The centre of Birmingham has been home to markets ever since records began. The Wholesale Markets have existed on their present site since 1816 when the land was purchased from the De Birmingham family along with the old moated manor house which had been occupied by the family and its descendents for centuries.
Just a year later The Smithfield Market was opened by the Birmingham Street Commissioners, the new owners of the old De Birmingham estate. As the market expanded and developed it established its own cattle market which later sold sheep and pigs and other livestock.
In 1883 the wholesale vegetable market was opened and the cattle markets and animal stock moved away from the site. Markets were still held around the Bull Ring and for a time the Rag Market also operated within the grounds of the wholesale vegetable market. In 1897 the Meat Market and Abattoir opened in Bradford Street.
This fragmented arrangement of markets were given a new home in the mid 1970's when the new fish, meat and poultry markets were opened. The current wholesale market is the largest of its type in the UK and the site is now far too crowded with no room for any additional expansion.
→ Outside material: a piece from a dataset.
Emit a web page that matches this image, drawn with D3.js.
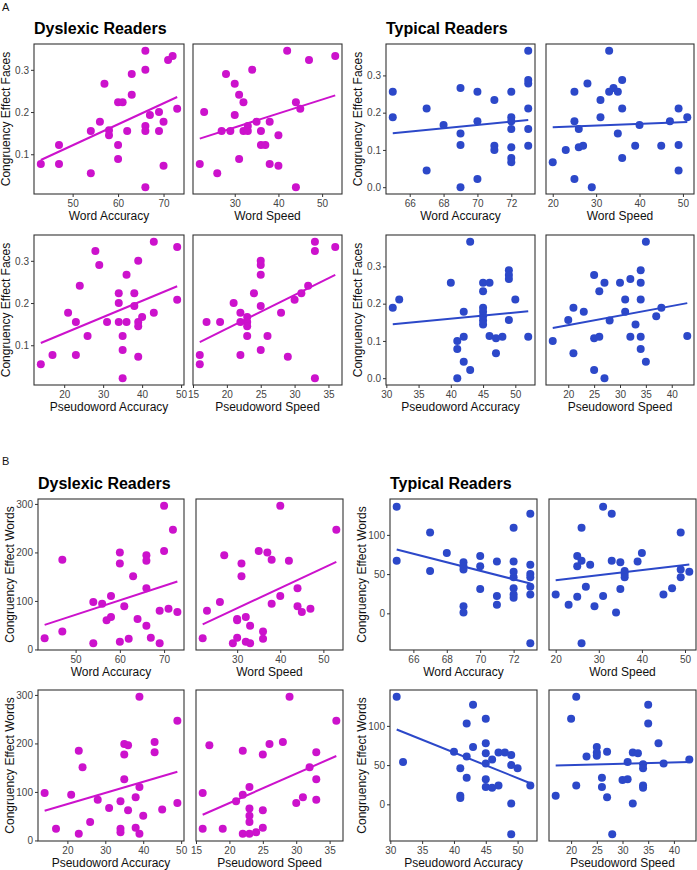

The success of the existing markets means that the site will move from its outdated infrastructure to custom built efficient and food safe premises in a covered market site near the M6 at Witton on the site of the old IMI premises on Brookvale Road. Over 80 units will house a wide variety of wholesale market traders.
The decision to transfer the wholesale markets to "The Hub" gives it the chance to expand by a third more than its existing size on a site which has been developed by property company Pruprim.
Moving the existing wholesalemarkets will create room for further urban regeneration and modernisation in this key city location.
The 21 acre site is expected to be sold by auction and the money used for various projects in and around the city centre. The sheer size of the site makes this the largest single urban redevelopment site in the UK. What a fantastic opportunity for the City of Birmingham.
On the downside no one seems to know what will happen to the regular Sunday Car Boot sale that has taken place for years on the old site.